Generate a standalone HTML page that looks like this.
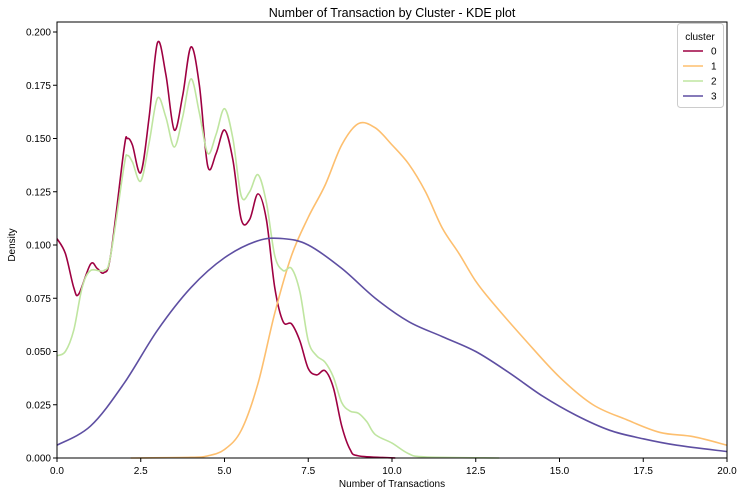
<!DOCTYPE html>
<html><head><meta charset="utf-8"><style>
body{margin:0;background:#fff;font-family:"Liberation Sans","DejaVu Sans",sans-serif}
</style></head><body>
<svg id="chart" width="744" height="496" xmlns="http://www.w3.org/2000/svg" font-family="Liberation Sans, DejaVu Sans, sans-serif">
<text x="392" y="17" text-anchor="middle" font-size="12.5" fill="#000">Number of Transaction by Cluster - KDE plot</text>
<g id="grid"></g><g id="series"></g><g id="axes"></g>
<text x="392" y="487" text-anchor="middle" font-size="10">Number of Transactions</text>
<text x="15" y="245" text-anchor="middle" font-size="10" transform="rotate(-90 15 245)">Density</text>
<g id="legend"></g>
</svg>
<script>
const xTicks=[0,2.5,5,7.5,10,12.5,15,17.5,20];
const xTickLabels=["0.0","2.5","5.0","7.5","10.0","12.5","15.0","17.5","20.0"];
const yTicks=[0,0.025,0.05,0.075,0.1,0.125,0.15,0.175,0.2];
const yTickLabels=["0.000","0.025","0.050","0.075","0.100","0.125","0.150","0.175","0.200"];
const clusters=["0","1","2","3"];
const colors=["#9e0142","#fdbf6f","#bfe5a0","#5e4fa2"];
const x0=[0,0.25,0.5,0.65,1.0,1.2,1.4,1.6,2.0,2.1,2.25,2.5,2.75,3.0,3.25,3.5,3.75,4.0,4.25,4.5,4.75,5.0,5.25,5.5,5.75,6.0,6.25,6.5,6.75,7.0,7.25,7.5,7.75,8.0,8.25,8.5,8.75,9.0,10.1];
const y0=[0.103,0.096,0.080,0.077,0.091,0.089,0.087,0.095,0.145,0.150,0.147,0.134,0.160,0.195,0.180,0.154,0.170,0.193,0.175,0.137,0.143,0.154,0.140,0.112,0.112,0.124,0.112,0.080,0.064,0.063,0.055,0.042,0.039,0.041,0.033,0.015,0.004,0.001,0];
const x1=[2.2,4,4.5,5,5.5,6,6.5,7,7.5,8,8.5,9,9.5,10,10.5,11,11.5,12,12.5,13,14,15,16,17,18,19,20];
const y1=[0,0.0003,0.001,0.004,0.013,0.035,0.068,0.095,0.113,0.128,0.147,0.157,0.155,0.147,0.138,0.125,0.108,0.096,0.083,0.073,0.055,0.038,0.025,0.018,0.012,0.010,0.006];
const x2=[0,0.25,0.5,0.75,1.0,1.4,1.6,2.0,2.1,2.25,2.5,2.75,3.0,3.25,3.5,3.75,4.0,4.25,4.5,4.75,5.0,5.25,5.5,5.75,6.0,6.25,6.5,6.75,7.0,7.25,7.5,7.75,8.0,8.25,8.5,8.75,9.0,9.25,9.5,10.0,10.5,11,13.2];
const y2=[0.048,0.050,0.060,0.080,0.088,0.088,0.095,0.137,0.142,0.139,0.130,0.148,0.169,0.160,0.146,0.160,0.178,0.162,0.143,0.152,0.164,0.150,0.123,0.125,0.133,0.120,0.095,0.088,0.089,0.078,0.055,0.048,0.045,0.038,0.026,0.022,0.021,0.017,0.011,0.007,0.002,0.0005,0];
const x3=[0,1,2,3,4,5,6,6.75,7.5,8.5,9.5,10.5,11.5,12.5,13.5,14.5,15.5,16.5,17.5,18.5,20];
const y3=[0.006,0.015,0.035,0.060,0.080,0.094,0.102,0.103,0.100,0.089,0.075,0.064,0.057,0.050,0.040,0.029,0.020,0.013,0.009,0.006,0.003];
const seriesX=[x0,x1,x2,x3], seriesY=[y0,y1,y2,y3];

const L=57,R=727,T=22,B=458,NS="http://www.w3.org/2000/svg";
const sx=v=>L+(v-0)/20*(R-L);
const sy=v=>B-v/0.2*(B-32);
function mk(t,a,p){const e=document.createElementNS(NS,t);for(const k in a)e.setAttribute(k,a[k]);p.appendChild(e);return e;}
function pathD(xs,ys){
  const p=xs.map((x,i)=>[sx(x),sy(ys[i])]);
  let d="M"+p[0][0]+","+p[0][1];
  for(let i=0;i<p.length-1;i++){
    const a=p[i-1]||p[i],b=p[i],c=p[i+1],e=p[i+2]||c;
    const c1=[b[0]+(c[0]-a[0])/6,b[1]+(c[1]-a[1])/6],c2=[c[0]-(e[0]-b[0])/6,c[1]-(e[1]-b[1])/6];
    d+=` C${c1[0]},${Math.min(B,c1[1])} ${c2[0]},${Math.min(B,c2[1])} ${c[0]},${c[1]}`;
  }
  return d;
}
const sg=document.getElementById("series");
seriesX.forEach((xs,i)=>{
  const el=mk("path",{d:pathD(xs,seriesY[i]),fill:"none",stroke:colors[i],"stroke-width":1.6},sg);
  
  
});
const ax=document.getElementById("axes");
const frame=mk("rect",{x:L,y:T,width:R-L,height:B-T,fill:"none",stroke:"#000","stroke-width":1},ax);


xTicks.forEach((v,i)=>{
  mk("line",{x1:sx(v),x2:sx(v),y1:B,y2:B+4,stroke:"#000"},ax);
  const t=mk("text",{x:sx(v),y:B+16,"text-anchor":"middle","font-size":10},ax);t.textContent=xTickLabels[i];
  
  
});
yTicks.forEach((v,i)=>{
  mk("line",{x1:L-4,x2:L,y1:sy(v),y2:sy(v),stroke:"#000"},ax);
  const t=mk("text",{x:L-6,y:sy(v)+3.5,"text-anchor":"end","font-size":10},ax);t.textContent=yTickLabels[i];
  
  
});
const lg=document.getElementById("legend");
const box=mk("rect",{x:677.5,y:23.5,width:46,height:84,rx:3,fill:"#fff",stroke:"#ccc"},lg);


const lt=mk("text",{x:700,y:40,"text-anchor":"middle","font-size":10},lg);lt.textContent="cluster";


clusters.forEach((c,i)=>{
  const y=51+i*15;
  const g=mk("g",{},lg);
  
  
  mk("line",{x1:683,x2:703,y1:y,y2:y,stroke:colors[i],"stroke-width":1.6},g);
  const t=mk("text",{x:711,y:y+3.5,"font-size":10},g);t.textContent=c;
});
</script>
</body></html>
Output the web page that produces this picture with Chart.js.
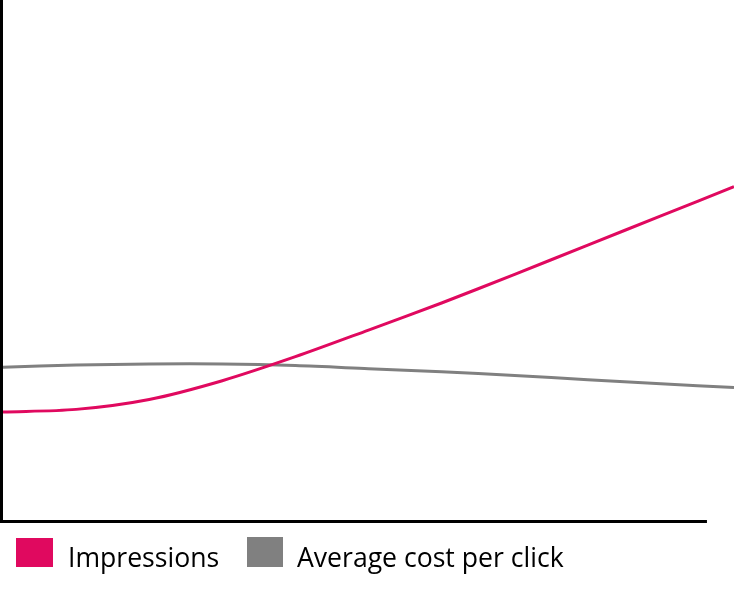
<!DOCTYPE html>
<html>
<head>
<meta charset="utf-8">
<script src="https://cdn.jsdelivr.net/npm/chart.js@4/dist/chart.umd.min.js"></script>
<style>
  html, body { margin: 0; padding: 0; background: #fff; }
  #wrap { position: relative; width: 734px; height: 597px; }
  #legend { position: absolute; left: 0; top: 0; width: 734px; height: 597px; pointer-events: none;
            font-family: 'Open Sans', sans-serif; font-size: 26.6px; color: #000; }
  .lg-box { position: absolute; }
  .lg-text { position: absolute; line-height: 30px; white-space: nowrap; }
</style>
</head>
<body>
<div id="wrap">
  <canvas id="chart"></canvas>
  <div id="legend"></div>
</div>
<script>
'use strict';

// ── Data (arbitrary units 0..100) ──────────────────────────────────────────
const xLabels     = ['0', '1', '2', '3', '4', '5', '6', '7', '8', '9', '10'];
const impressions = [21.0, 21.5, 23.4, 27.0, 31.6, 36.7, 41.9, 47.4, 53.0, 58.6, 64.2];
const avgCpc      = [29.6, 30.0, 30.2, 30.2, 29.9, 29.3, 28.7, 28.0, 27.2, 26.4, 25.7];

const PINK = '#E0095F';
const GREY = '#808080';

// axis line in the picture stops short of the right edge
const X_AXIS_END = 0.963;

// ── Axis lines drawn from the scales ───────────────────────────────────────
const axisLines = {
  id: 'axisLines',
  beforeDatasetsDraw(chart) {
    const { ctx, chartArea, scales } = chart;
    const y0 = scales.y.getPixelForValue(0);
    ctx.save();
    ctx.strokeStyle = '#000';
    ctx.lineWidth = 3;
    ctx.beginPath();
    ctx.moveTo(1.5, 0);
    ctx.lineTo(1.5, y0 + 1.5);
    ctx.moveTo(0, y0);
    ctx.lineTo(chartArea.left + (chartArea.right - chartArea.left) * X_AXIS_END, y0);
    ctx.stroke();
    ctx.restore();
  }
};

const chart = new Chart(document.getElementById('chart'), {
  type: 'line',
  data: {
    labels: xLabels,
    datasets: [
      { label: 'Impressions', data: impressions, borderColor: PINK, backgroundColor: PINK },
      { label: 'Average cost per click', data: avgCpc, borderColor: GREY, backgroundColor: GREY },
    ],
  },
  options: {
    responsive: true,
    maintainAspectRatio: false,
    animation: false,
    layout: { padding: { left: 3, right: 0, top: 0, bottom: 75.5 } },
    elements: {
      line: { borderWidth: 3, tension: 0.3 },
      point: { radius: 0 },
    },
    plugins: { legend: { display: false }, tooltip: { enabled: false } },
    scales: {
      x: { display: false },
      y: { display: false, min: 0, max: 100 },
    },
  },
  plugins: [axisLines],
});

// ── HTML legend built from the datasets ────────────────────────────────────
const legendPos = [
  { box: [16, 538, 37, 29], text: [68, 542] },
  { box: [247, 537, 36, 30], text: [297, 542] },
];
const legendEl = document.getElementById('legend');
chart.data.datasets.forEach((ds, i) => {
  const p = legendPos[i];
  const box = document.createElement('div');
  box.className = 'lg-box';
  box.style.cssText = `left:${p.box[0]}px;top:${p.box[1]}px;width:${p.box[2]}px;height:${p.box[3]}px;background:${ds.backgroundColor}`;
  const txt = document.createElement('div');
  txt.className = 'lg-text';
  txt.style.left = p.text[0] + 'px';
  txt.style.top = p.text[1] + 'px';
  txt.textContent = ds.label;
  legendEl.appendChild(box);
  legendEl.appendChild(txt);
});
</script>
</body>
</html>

------------

◆ **Work to be completed**:
Transcribe, leaving out pictures, each line from the one containing "Output the web" through the one containing "const X_AXIS_END = 0.963;".

◆ **Exercise solution**:
Output the web page that produces this picture with Chart.js.
<!DOCTYPE html>
<html>
<head>
<meta charset="utf-8">
<script src="https://cdn.jsdelivr.net/npm/chart.js@4/dist/chart.umd.min.js"></script>
<style>
  html, body { margin: 0; padding: 0; background: #fff; }
  #wrap { position: relative; width: 734px; height: 597px; }
  #legend { position: absolute; left: 0; top: 0; width: 734px; height: 597px; pointer-events: none;
            font-family: 'Open Sans', sans-serif; font-size: 26.6px; color: #000; }
  .lg-box { position: absolute; }
  .lg-text { position: absolute; line-height: 30px; white-space: nowrap; }
</style>
</head>
<body>
<div id="wrap">
  <canvas id="chart"></canvas>
  <div id="legend"></div>
</div>
<script>
'use strict';

// ── Data (arbitrary units 0..100) ──────────────────────────────────────────
const xLabels     = ['0', '1', '2', '3', '4', '5', '6', '7', '8', '9', '10'];
const impressions = [21.0, 21.5, 23.4, 27.0, 31.6, 36.7, 41.9, 47.4, 53.0, 58.6, 64.2];
const avgCpc      = [29.6, 30.0, 30.2, 30.2, 29.9, 29.3, 28.7, 28.0, 27.2, 26.4, 25.7];

const PINK = '#E0095F';
const GREY = '#808080';

// axis line in the picture stops short of the right edge
const X_AXIS_END = 0.963;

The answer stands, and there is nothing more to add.